The model isn’t precisely right. What
we have in our country is not so much a large, restive, angry minority growing
stealthily into a majority of the citizenry, but two halves of the electorate occupying
the same ground but somehow nevertheless invisible to each other. No one saw
Donald Trump getting almost half the votes cast because no one saw the almost sixty
million people who voted for him. Not clearly. For some, not really at all. And
that is the monitory lesson this year’s election should have for us now.
To live in peace in a nation devoted
to the propagation of its national ideals requires being part of the citizenry
not merely by virtue of having the right passport or having been born within
the nation’s borders, but because you have come to think of yourself as part of
a larger populace that you are prepared to see clearly in all its variegated variation.

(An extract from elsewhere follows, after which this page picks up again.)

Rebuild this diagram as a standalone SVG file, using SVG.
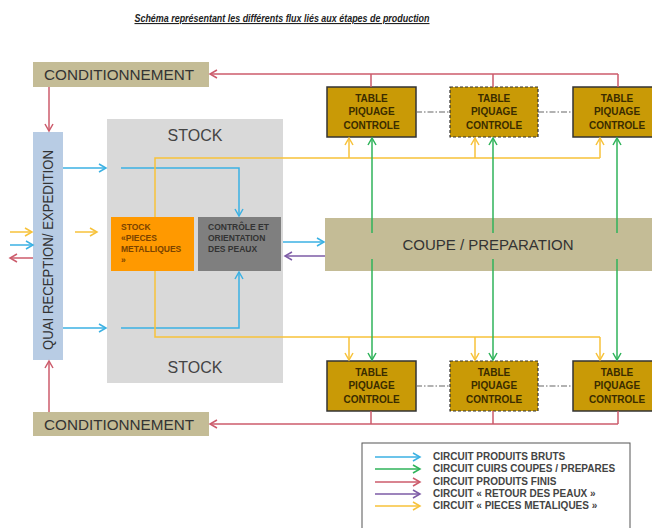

For a nation of hundreds of millions of people, this is not an easy thing to
accomplish. Iceland is a nation with a third of a million citizens, more than
92% of whom are ethnic Icelanders. Fostering a sense of national unity in such
a place can’t be that difficult. But we don’t live in Iceland. And the
challenge inherent in that specific thought—that this isn’t Iceland and that we
have fallen far short of the ideal of seeing our fellow citizens clearly and
hearing when they speak—that is the lesson I suggest we all take away
from Tuesdays’ election as we move into a new world of our own fashioning.